Comply-or-justify from 1 July 2026Work Health and Safety Act 2011 (NSW)
New South Wales has the strongest position. From 1 July 2026, s26A of the Work Health and Safety Act 2011 (NSW) requires a PCBU to comply with an applicable approved code of practice — OR to manage the relevant risk to a standard that is equivalent to or higher than the standard in the code. This is a "comply-or-justify" duty, stronger than the model rule where codes are only admissible as evidence. It is enacted but does not commence until 1 July 2026.

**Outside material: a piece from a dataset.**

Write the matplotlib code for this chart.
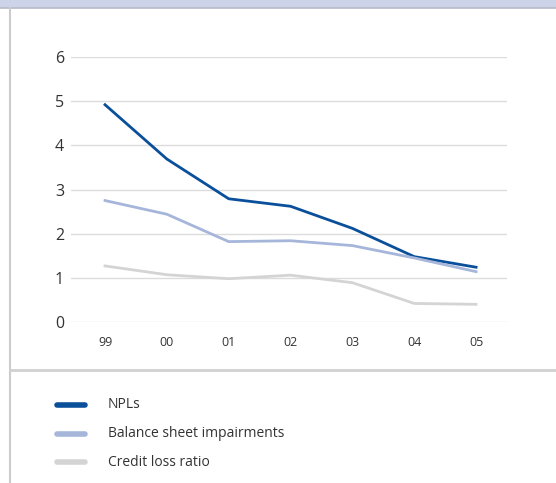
import matplotlib.pyplot as plt
from matplotlib.lines import Line2D
from matplotlib.patches import Rectangle

years = ["99", "00", "01", "02", "03", "04", "05"]
npls = [4.92, 3.69, 2.79, 2.62, 2.12, 1.48, 1.24]
impairments = [2.75, 2.44, 1.82, 1.84, 1.73, 1.45, 1.14]
credit_loss = [1.27, 1.07, 0.98, 1.06, 0.89, 0.42, 0.40]
y_ticks = [0, 1, 2, 3, 4, 5, 6]

series = [
    ("NPLs", npls, "#0a4f9a"),
    ("Balance sheet impairments", impairments, "#a6b6da"),
    ("Credit loss ratio", credit_loss, "#d4d4d4"),
]

plt.rcParams['font.family'] = ['Open Sans', 'DejaVu Sans']

fig = plt.figure(figsize=(5.56, 4.83), dpi=100)
W, H = 556, 483

# page furniture: top band, left rule, separator above legend
fig.patches.append(Rectangle((0, 1 - 7 / H), 1, 7 / H, transform=fig.transFigure,
                             color="#cdd3e8", zorder=0))
fig.add_artist(Line2D([0, 1], [1 - 7.5 / H] * 2, transform=fig.transFigure,
                      color="#b8bcc8", lw=1.2))
fig.add_artist(Line2D([9.5 / W] * 2, [0, 1 - 8 / H], transform=fig.transFigure,
                      color="#cccccc", lw=1.5))
fig.add_artist(Line2D([9.5 / W, 1], [1 - 370 / H] * 2, transform=fig.transFigure,
                      color="#d0d0d0", lw=2))

ax = fig.add_axes([71 / W, 1 - 322 / H, 436 / W, 265 / H])
x = list(range(len(years)))
for name, vals, col in series:
    ax.plot(x, vals, color=col, lw=2, solid_joinstyle="round", zorder=3)

ax.set_xlim(-0.55, 6.5)
ax.set_ylim(0, 6)
ax.set_yticks(y_ticks)
ax.set_yticklabels([str(t) for t in y_ticks], fontsize=11.5, color="#333333")
ax.set_xticks(x)
ax.set_xticklabels(years, fontsize=9, color="#333333")
ax.tick_params(length=0)
ax.tick_params(axis="y", pad=5)
ax.tick_params(axis="x", pad=10)
ax.grid(axis="y", color="#dcdcdc", lw=1)
ax.set_axisbelow(True)
for s in ax.spines.values():
    s.set_visible(False)

# legend drawn by hand as short rounded bars
for i, (name, vals, col) in enumerate(series):
    yy = 1 - (405 + i * 28.5) / H
    fig.add_artist(Line2D([57 / W, 85 / W], [yy, yy], transform=fig.transFigure,
                          color=col, lw=4, solid_capstyle="round"))
    fig.text(108 / W, yy, name, fontsize=10, color="#333333", va="center")

fig.savefig("out.png", dpi=100)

- What the codes are called
- In New South Wales the relevant instrument is an approved code of practice.
- The legal mechanism
- Comply-or-justify duty (s26A WHS Act 2011 (NSW), in force 1 July 2026). A PCBU must comply with the applicable approved code, or manage the risk to an equivalent or higher standard. A breach is prosecuted through the existing Category 1-3 offences, not through the code itself — so the code is not "mandatory" full stop, but is binding unless you justify an equivalent or higher standard.
- Key date — 1 July 2026
- From 1 July 2026, NSW PCBUs must comply with an applicable approved code of practice or manage the risk to an equivalent or higher standard (s26A). Before that date the model rule applies — codes are admissible as evidence (s275). Until 1 July 2026, treat codes as the benchmark; from 1 July 2026, comply-or-justify applies.
- Why — citation
- s26A Work Health and Safety Act 2011 (NSW) (in force 1 July 2026); s275 (admissibility of approved codes) applies until then.
This is general information, not legal advice. The status of codes of practice varies by jurisdiction and changes over time. Check the current code that applies to your work and confirm the position with your regulator or a qualified adviser before relying on it.